A começar, poucos foram os clubes que se mostraram interessados. O S.L.Benfica respondeu oficialmente rejeitando o convite e assinalando que um projecto destes não pode surgir assim, ressalvando a necessidade de haver organização, infra-estruturas, e contratações de jogadoras. Já o Sporting de Braga sorriu de orelha a orelha. De facto, o clube minhoto já tinha anunciado a criação da divisão de futebol feminino e assim de repente, sem saber como, vê-se a competir no quadro principal, na tal Liga de Elite. Ao invés, clubes que há anos constituem a realidade do futebol feminino, têm que conquistar o seu lugar investindo e lutando para muitas vezes não o conseguirem. É assim, uns chamam-se Sp. Braga, outros UD Ponte Frielas, por exemplo…

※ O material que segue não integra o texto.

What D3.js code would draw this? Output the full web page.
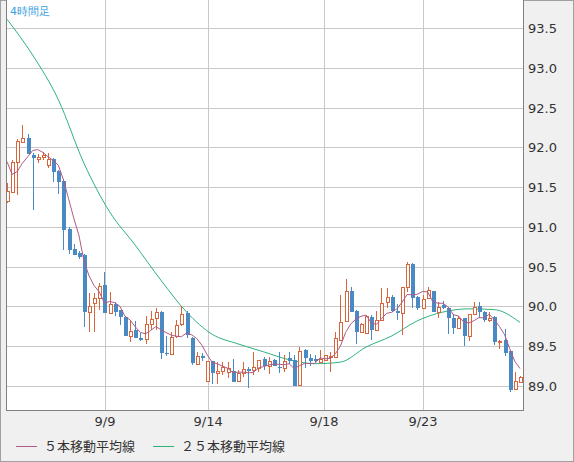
<!DOCTYPE html>
<html><head><meta charset="utf-8">
<script src="https://cdn.jsdelivr.net/npm/d3@7"></script>
<style>
body{margin:0;background:#f0f0f0;}
svg{display:block;font-family:"DejaVu Sans",sans-serif;}
</style></head><body>
<div id="chart"></div>
<script>
// 4h candles: [open, high, low, close]
const candles = [
  [91.32,91.55,91.30,91.45],[91.44,91.84,91.42,91.82],[91.82,92.10,91.40,92.08],[92.07,92.28,92.05,92.12],
  [92.12,92.17,91.92,91.92],[91.90,91.93,91.21,91.86],[91.85,91.92,91.80,91.88],[91.88,91.94,91.84,91.90],
  [91.78,91.93,91.74,91.85],[91.85,91.87,91.56,91.69],[91.70,91.72,91.41,91.56],[91.58,91.60,90.71,90.96],
  [90.97,91.00,90.66,90.71],[90.72,90.78,90.65,90.65],[90.67,90.70,90.60,90.62],[90.65,90.66,89.74,89.93],
  [89.93,90.17,89.68,90.00],[90.04,90.17,89.68,90.10],[90.10,90.30,89.95,90.26],[90.27,90.43,89.92,89.92],
  [89.92,90.18,89.90,90.03],[90.03,90.05,89.88,89.93],[89.95,89.96,89.77,89.87],[89.87,89.88,89.63,89.63],
  [89.63,89.82,89.55,89.69],[89.70,89.82,89.60,89.60],[89.60,89.66,89.56,89.58],[89.59,89.88,89.53,89.78],
  [89.78,89.94,89.70,89.84],[89.85,89.98,89.70,89.93],[89.93,89.94,89.34,89.41],[89.42,89.63,89.38,89.40],
  [89.40,89.68,89.39,89.62],[89.63,89.83,89.60,89.77],[89.78,90.00,89.76,89.90],[89.92,89.94,89.60,89.64],
  [89.60,89.62,89.26,89.29],[89.28,89.43,89.27,89.38],[89.38,89.42,89.32,89.35],[89.06,89.31,89.05,89.31],
  [89.31,89.32,89.03,89.16],[89.16,89.30,89.03,89.19],[89.19,89.30,89.14,89.24],[89.18,89.30,89.10,89.22],
  [89.19,89.34,89.05,89.05],[89.06,89.20,89.05,89.16],[89.16,89.30,89.11,89.21],[89.21,89.24,88.97,89.19],
  [89.20,89.43,89.14,89.24],[89.22,89.33,89.17,89.33],[89.34,89.37,89.20,89.25],[89.25,89.37,89.15,89.31],
  [89.33,89.34,89.25,89.25],[89.24,89.43,89.16,89.22],[89.22,89.39,89.17,89.31],[89.35,89.43,89.28,89.31],
  [89.33,89.39,89.00,89.00],[89.01,89.49,89.00,89.44],[89.45,89.46,89.23,89.35],[89.35,89.40,89.25,89.32],
  [89.34,89.39,89.30,89.31],[89.30,89.45,89.29,89.34],[89.33,89.39,89.32,89.39],[89.36,89.43,89.18,89.38],
  [89.36,89.68,89.35,89.60],[89.58,90.15,89.57,89.80],[89.82,90.35,89.81,90.19],[90.19,90.24,89.93,89.93],
  [89.94,89.95,89.53,89.68],[89.68,89.79,89.67,89.78],[89.67,89.89,89.66,89.88],[89.87,89.89,89.58,89.70],
  [89.70,89.94,89.69,89.83],[89.83,90.23,89.82,90.04],[90.05,90.23,89.98,90.12],[90.12,90.15,89.93,89.94],
  [89.94,90.03,89.83,89.92],[89.92,90.24,89.64,90.24],[90.25,90.56,90.18,90.53],[90.53,90.54,89.98,90.10],
  [90.12,90.13,89.96,89.98],[89.98,90.14,89.97,90.09],[90.10,90.25,90.09,90.21],[90.19,90.20,89.93,89.93],
  [89.93,90.06,89.85,89.99],[90.02,90.07,89.97,89.98],[89.98,89.99,89.65,89.85],[89.85,89.90,89.65,89.73],
  [89.73,89.88,89.72,89.85],[89.85,89.86,89.50,89.63],[89.63,89.90,89.57,89.90],[89.90,90.06,89.89,89.99],
  [90.00,90.05,89.85,89.93],[89.93,89.94,89.80,89.83],[89.83,89.93,89.80,89.86],[89.87,89.88,89.51,89.55],
  [89.56,89.58,89.47,89.57],[89.58,89.72,89.38,89.41],[89.44,89.45,88.93,88.95],[88.96,89.18,88.95,89.06],
  [89.05,89.12,89.04,89.11]
];
const priorCloses = [92.62, 91.90, 91.60, 91.53];
// 25-bar moving average read at every 5th bar
const ma25Index = [0,5,10,15,20,25,30,35,40,45,50,55,60,65,70,75,80,85,90,95,100];
const ma25Value = [93.61,93.16,92.60,91.80,91.19,90.77,90.33,89.93,89.65,89.53,89.43,89.33,89.28,89.30,89.49,89.63,89.82,89.93,89.97,89.96,89.80];
const yTicks = [89.0,89.5,90.0,90.5,91.0,91.5,92.0,92.5,93.0,93.5];
const xTickLabels = ["9/9","9/14","9/18","9/23"];
const xTickIndex = [19.1,39.2,61.8,81.1];

const W = 574, H = 462;
const L = 6, R = 524, T = 0, B = 411;
const svg = d3.select('#chart').append('svg').attr('width', W).attr('height', H);
svg.append('rect').attr('x',0.5).attr('y',0.5).attr('width',W-1).attr('height',H-1)
  .attr('fill','#f0f0f0').attr('stroke','#a0a0a0');
svg.append('rect').attr('x',L).attr('y',T).attr('width',R-L).attr('height',B-T).attr('fill','#fff');

const x = d3.scaleLinear().domain([0,100]).range([7,520]);
const y = d3.scaleLinear().domain([89,93.5]).range([386,28]);

const grid = svg.append('g').attr('shape-rendering','crispEdges').attr('stroke','#c8c8c8');
grid.selectAll('.h').data(yTicks).join('line')
  .attr('x1',L).attr('x2',R).attr('y1',d=>Math.round(y(d))+0.5).attr('y2',d=>Math.round(y(d))+0.5);
grid.selectAll('.v').data(xTickIndex).join('line')
  .attr('y1',T).attr('y2',B).attr('x1',d=>Math.round(x(d))+0.5).attr('x2',d=>Math.round(x(d))+0.5);

// moving averages
const closes = priorCloses.concat(candles.map(c=>c[3]));
const ma5 = candles.map((c,i)=>d3.mean(closes.slice(i, i+5)));
svg.append('path').datum(ma25Value).attr('fill','none').attr('stroke','#2db37a').attr('stroke-width',1)
  .attr('d', d3.line().x((d,i)=>x(ma25Index[i])).y(d=>y(d)).curve(d3.curveMonotoneX));

const cg = svg.append('g').attr('shape-rendering','crispEdges');
candles.forEach((c,i)=>{
  const [o,h,l,cl] = c;
  const up = cl >= o;
  const col = up ? '#d9653b' : '#4a8ac4';
  const cx = Math.round(x(i)) + 0.5;
  cg.append('line').attr('x1',cx).attr('x2',cx).attr('y1',y(h)).attr('y2',y(l)).attr('stroke',col);
  const top = Math.round(y(Math.max(o,cl))), bot = Math.round(y(Math.min(o,cl)));
  if (up) {
    cg.append('rect').attr('x',cx-1.5).attr('y',top+0.5).attr('width',3).attr('height',Math.max(1,bot-top))
      .attr('fill','#fff').attr('stroke',col);
  } else {
    cg.append('rect').attr('x',cx-2).attr('y',top).attr('width',4).attr('height',Math.max(1,bot-top))
      .attr('fill',col);
  }
});
svg.append('path').datum(ma5).attr('fill','none').attr('stroke','#b05a86').attr('stroke-width',1)
  .attr('d', d3.line().x((d,i)=>x(i)).y(d=>y(d)));

// frame
svg.append('path').attr('d',`M${L+0.5},${T}V${B-0.5}H${R-0.5}V${T}`).attr('fill','none')
  .attr('stroke','#808080').attr('shape-rendering','crispEdges');

svg.append('text').attr('x',10).attr('y',15).attr('font-size',11).attr('fill','#3aa0e0').text('4時間足');

svg.selectAll('.yl').data(yTicks).join('text').attr('x',528).attr('y',d=>y(d)+5)
  .attr('font-size',13).attr('fill','#333').text(d3.format('.1f'));
svg.selectAll('.xl').data(xTickLabels).join('text').attr('x',(d,i)=>x(xTickIndex[i])).attr('y',426)
  .attr('text-anchor','middle').attr('font-size',13).attr('fill','#333').text(d=>d);

const legend = [['５本移動平均線','#b05a86',16],['２５本移動平均線','#2db37a',153]];
legend.forEach(([t,c,lx])=>{
  svg.append('line').attr('x1',lx).attr('x2',lx+21).attr('y1',446.5).attr('y2',446.5).attr('stroke',c);
  svg.append('text').attr('x',lx+28).attr('y',451).attr('font-size',13).attr('fill','#333')
    .attr('font-family','"Noto Sans CJK JP",sans-serif').text(t);
});
</script>
</body></html>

Depois há o caso do Estoril-Praia. Milita no campeonato de promoção e recentemente perdeu por muito pouco um lugar que lhe permitia disputar a hipótese de subida. O clube da linha investiu muito nos últimos anos, criando uma escola de formação feminina e construindo uma infra-estrutura com campos e balneários de grande qualidade. Os resultados começam a aparecer, mas agora não saberão o que fazer. Na próxima época, lutarão de novo para a ambicionada subida, ou como sendo um clube da primeira linha terão direito a um convite? Subirão automaticamente? Correm o risco de na próxima época estarem a disputar a Liga de Elite, ao passo que o CAC Pontinha que ficou à sua frente e venceu a divisão regional, arrisca-se a não o conseguir (os quatro vencedores regionais vão jogar entre si para definir os dois melhores).
E o que vão fazer os clubes que quiserem criar uma equipa para aceder ao convite da FPF? Como mais ricos, vão certamente recrutar aos actuais clubes, atingindo-os fortemente e pondo em causa anos de trabalho.
Perante estas situações, o sentimento que existe entre quem conhece de perto a realidade do futebol feminino, é um sentimento de injustiça. Vão-se prejudicar injustamente os clubes que fizeram crescer o futebol feminino ao ponto de a FPF se interessar nele. Esta é a verdade e um clube como o Futebol Benfica, Campeão Nacional, vencedor da Taça e da Supertaça, representante de Portugal na versão feminina da Liga dos Campeões, arrisca-se a ser engolido pelos vizinhos da capital. Porque não pensou a FPF em apoiar dignamente este e os outros clubes? O apoio da FPF, com os critérios e rigor necessários, resultaria na melhoria de condições de treino, apoio e compensações a jogadoras que durante o dia estudam ou trabalham. Surgiria uma evolução qualitativa, atraindo, então, outros clubes, grandes ou não, a criarem as suas equipas, ajudando a haver cada vez mais atletas.
Digo eu que o crescimento tinha que ter como caminho o apoio digno aos clubes actuais, fazê-los crescer e dar-lhes condições para apoiarem condignamente as suas atletas e equipas técnicas. E sem nunca esquecer um imprescindível apoio directo à formação dos clubes, de modo a que criem verdadeiras escolas de futebol, e permitam que tanto hajam mais jovens a dedicarem-se à modalidade, como que as raparigas dos 8 aos 12 anos encontrem o seu espaço, quando hoje vêm-se obrigadas a jogar com os rapazes.
No fundo e de forma algo superficial, reconheço, se a FPF tem a intenção de reforçar significativamente o orçamento para o futebol feminino, que o dedique a quem tudo tem feito por ele, não em quem só por si já tem orçamentos maiores que todos os clubes do futebol feminino em Portugal!
Excelente texto denotando bastante conhecimento da realidade. Já ando por “estas paragens” há cerca 30 anos e o exemplo dado do U D Ponte Frielas é paradigmático de quem desde há muitos anos se dedica ao Futebol Feminino. Vidé o caso Belenenses (8º classificado do Campeonato de Promoção) integrado na Liga “Elite”. O futebol feminino precisa de mais espaços de opinião como este. Obrigado “repórte sombra”.